Retype word for word the lines lying between the line containing "Write the Chart.js code for this chart." and the line containing "97, 82, 82];", together with those two lines themselves, and nothing besides.
+++ Stored rows +++
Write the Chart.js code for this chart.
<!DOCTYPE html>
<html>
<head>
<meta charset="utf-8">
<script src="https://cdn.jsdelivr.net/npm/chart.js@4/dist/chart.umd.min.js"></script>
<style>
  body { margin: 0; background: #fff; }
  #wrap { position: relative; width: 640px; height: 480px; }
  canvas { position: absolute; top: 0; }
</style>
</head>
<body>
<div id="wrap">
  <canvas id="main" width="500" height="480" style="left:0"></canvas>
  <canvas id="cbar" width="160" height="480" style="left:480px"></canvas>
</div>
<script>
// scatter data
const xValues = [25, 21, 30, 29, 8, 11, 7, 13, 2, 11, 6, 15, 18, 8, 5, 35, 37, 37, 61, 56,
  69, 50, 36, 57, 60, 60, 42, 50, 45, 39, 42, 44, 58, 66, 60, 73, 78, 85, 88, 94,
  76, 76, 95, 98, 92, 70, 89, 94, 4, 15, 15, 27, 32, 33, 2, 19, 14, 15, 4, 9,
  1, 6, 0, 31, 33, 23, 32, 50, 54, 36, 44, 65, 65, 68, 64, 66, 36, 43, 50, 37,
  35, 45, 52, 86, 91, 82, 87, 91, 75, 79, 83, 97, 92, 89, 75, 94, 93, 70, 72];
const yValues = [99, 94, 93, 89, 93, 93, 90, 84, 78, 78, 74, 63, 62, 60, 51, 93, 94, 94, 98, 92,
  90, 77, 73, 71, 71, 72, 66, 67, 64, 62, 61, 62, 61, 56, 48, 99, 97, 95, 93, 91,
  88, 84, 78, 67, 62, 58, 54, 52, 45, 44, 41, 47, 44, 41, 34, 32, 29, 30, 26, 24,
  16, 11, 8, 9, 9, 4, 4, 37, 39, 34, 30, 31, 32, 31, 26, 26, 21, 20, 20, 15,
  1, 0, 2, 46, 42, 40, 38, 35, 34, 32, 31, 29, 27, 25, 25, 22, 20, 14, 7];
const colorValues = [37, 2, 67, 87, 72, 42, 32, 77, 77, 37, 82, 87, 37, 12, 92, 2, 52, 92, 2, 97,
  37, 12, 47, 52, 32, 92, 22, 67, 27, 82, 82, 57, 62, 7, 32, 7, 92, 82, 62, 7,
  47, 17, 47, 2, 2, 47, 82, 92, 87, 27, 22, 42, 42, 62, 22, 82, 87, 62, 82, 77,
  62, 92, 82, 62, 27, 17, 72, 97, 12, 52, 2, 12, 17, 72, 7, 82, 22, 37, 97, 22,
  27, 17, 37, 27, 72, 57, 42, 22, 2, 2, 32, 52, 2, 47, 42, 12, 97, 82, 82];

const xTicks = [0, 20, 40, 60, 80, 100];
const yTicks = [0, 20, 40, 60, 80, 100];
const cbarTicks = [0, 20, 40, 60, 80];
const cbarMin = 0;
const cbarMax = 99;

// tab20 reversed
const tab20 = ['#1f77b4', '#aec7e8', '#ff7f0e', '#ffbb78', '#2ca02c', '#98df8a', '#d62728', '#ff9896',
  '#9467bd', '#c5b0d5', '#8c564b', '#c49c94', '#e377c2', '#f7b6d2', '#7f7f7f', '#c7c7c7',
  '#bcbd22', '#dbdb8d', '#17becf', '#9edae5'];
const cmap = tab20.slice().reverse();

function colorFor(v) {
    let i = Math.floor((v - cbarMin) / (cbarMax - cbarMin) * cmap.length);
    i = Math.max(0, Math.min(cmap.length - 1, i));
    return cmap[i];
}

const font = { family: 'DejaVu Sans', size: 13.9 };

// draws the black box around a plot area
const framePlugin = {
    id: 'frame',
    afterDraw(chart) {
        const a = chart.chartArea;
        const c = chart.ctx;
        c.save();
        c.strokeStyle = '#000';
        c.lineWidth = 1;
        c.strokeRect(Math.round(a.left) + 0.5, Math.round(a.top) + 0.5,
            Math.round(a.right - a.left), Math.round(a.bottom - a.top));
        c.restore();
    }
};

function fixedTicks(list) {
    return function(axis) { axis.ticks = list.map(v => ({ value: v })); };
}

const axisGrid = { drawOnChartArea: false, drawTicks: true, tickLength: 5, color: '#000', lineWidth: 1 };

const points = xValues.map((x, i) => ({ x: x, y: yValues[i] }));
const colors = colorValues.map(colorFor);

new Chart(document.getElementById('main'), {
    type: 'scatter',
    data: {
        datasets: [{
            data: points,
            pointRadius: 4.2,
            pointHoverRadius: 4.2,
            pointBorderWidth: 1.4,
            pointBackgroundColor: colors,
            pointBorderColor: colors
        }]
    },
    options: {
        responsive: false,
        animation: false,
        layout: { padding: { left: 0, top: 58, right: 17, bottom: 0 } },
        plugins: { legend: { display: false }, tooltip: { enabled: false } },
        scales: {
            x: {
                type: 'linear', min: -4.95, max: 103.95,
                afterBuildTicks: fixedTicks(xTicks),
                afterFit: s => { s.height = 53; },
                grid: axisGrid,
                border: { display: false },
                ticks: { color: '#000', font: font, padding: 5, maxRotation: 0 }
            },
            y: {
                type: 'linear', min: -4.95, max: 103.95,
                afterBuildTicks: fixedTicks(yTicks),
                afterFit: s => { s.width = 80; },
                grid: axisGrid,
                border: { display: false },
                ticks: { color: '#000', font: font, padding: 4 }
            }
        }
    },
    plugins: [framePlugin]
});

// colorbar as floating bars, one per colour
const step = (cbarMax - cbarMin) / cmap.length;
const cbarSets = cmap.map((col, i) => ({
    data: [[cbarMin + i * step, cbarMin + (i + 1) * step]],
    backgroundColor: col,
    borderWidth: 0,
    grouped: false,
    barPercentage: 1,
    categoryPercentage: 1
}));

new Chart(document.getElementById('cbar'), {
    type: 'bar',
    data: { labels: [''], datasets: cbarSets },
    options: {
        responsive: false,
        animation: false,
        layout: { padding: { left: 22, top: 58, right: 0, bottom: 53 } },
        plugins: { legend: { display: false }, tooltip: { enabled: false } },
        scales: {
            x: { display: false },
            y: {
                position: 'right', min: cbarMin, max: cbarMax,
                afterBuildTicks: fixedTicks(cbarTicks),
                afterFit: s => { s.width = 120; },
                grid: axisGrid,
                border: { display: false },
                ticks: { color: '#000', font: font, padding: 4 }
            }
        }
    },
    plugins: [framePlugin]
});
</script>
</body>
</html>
+++
+++ Stored rows +++
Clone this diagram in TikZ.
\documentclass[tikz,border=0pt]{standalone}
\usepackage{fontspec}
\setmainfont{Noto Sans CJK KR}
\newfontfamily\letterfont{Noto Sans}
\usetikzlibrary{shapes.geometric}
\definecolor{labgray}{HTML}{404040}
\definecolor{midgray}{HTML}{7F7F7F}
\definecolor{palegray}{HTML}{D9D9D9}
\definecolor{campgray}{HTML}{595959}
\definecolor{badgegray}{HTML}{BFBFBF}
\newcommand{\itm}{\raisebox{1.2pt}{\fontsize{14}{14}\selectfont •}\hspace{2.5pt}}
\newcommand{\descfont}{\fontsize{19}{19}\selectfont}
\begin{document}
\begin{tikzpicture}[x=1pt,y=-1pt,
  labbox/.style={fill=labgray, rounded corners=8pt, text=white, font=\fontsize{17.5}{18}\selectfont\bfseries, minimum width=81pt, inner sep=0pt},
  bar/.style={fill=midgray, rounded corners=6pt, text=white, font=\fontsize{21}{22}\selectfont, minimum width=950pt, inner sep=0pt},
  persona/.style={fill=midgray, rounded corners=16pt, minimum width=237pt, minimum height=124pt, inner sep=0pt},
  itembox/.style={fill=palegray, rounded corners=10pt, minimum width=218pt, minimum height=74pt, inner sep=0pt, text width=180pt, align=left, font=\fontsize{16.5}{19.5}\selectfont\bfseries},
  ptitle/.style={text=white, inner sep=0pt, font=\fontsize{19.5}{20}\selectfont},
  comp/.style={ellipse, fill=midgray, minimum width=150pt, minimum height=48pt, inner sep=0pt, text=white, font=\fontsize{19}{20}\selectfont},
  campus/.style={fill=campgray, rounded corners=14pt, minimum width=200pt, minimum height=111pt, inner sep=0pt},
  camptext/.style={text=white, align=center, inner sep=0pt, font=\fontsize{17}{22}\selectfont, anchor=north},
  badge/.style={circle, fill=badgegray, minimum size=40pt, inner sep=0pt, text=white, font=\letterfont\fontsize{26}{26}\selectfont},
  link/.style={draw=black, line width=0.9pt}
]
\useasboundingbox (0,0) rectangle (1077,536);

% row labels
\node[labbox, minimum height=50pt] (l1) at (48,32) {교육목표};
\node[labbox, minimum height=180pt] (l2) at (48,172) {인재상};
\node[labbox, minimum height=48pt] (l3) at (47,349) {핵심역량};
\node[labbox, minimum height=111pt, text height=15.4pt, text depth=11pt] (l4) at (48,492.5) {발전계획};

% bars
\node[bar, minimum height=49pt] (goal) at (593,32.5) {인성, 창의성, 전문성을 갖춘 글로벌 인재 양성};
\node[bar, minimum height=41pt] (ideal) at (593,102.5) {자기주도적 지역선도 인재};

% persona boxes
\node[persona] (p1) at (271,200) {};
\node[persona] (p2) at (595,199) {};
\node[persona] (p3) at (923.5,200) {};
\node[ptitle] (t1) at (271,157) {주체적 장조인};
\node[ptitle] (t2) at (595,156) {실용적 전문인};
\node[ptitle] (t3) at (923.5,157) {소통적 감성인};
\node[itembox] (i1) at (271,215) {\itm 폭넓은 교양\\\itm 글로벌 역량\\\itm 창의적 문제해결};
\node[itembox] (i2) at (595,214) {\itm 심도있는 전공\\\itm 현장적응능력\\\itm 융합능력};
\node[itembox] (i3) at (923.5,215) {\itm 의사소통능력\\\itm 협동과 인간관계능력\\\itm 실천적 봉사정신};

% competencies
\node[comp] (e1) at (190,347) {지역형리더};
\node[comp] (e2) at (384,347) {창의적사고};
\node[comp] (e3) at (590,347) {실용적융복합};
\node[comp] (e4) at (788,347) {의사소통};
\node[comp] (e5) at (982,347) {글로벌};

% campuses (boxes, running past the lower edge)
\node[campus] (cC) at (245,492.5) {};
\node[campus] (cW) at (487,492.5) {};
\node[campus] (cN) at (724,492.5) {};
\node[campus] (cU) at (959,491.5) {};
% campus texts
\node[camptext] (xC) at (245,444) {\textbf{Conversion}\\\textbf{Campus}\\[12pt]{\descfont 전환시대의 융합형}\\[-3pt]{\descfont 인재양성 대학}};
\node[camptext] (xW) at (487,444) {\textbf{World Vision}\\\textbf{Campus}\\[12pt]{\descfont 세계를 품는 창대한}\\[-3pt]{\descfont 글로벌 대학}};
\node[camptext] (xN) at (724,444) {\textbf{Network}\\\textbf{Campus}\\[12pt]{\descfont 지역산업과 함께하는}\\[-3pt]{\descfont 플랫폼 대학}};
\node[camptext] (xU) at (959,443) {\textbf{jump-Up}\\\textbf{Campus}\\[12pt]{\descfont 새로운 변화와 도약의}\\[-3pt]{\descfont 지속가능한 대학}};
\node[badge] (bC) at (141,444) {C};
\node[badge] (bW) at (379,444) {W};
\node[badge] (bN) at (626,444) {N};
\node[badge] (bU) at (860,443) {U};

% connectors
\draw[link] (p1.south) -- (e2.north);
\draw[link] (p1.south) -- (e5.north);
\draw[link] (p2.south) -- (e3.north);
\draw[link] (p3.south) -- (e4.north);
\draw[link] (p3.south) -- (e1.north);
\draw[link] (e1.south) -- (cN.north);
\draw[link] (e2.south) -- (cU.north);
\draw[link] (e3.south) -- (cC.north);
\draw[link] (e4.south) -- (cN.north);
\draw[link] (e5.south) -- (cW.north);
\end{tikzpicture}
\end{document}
+++
+++ Stored rows +++
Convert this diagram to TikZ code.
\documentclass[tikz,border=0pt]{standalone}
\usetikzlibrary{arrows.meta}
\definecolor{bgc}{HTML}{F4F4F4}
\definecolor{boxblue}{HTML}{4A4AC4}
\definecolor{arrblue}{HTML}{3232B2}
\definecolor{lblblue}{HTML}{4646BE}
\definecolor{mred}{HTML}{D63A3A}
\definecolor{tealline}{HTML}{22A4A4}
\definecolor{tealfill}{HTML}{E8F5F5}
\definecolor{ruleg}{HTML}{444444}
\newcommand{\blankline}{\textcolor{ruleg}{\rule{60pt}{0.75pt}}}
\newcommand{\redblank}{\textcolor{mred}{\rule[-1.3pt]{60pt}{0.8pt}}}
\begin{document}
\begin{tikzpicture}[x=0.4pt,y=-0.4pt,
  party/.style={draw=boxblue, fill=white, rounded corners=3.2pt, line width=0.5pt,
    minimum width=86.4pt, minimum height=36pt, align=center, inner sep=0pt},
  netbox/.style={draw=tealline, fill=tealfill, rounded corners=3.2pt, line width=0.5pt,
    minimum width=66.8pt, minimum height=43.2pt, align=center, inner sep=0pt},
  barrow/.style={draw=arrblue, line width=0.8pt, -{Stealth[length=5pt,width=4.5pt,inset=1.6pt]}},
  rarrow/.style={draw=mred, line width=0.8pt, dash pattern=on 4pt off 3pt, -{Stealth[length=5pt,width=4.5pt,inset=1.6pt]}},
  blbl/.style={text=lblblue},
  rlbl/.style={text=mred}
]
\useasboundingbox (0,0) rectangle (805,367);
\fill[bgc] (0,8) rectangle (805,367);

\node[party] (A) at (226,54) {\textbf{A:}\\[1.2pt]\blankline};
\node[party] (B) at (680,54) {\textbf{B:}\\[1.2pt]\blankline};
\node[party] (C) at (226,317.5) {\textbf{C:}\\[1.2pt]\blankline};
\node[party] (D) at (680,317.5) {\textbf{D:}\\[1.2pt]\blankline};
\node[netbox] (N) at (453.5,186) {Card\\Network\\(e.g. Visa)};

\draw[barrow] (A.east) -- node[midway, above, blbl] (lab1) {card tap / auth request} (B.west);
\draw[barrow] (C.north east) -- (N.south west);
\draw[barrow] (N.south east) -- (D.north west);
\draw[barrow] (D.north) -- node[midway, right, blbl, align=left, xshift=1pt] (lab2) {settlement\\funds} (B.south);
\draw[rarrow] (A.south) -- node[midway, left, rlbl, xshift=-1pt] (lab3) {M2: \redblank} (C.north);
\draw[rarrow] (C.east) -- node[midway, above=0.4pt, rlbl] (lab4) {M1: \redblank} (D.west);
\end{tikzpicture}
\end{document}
+++
[Correct output]
Write the Chart.js code for this chart.
<!DOCTYPE html>
<html>
<head>
<meta charset="utf-8">
<script src="https://cdn.jsdelivr.net/npm/chart.js@4/dist/chart.umd.min.js"></script>
<style>
  body { margin: 0; background: #fff; }
  #wrap { position: relative; width: 640px; height: 480px; }
  canvas { position: absolute; top: 0; }
</style>
</head>
<body>
<div id="wrap">
  <canvas id="main" width="500" height="480" style="left:0"></canvas>
  <canvas id="cbar" width="160" height="480" style="left:480px"></canvas>
</div>
<script>
// scatter data
const xValues = [25, 21, 30, 29, 8, 11, 7, 13, 2, 11, 6, 15, 18, 8, 5, 35, 37, 37, 61, 56,
  69, 50, 36, 57, 60, 60, 42, 50, 45, 39, 42, 44, 58, 66, 60, 73, 78, 85, 88, 94,
  76, 76, 95, 98, 92, 70, 89, 94, 4, 15, 15, 27, 32, 33, 2, 19, 14, 15, 4, 9,
  1, 6, 0, 31, 33, 23, 32, 50, 54, 36, 44, 65, 65, 68, 64, 66, 36, 43, 50, 37,
  35, 45, 52, 86, 91, 82, 87, 91, 75, 79, 83, 97, 92, 89, 75, 94, 93, 70, 72];
const yValues = [99, 94, 93, 89, 93, 93, 90, 84, 78, 78, 74, 63, 62, 60, 51, 93, 94, 94, 98, 92,
  90, 77, 73, 71, 71, 72, 66, 67, 64, 62, 61, 62, 61, 56, 48, 99, 97, 95, 93, 91,
  88, 84, 78, 67, 62, 58, 54, 52, 45, 44, 41, 47, 44, 41, 34, 32, 29, 30, 26, 24,
  16, 11, 8, 9, 9, 4, 4, 37, 39, 34, 30, 31, 32, 31, 26, 26, 21, 20, 20, 15,
  1, 0, 2, 46, 42, 40, 38, 35, 34, 32, 31, 29, 27, 25, 25, 22, 20, 14, 7];
const colorValues = [37, 2, 67, 87, 72, 42, 32, 77, 77, 37, 82, 87, 37, 12, 92, 2, 52, 92, 2, 97,
  37, 12, 47, 52, 32, 92, 22, 67, 27, 82, 82, 57, 62, 7, 32, 7, 92, 82, 62, 7,
  47, 17, 47, 2, 2, 47, 82, 92, 87, 27, 22, 42, 42, 62, 22, 82, 87, 62, 82, 77,
  62, 92, 82, 62, 27, 17, 72, 97, 12, 52, 2, 12, 17, 72, 7, 82, 22, 37, 97, 22,
  27, 17, 37, 27, 72, 57, 42, 22, 2, 2, 32, 52, 2, 47, 42, 12, 97, 82, 82];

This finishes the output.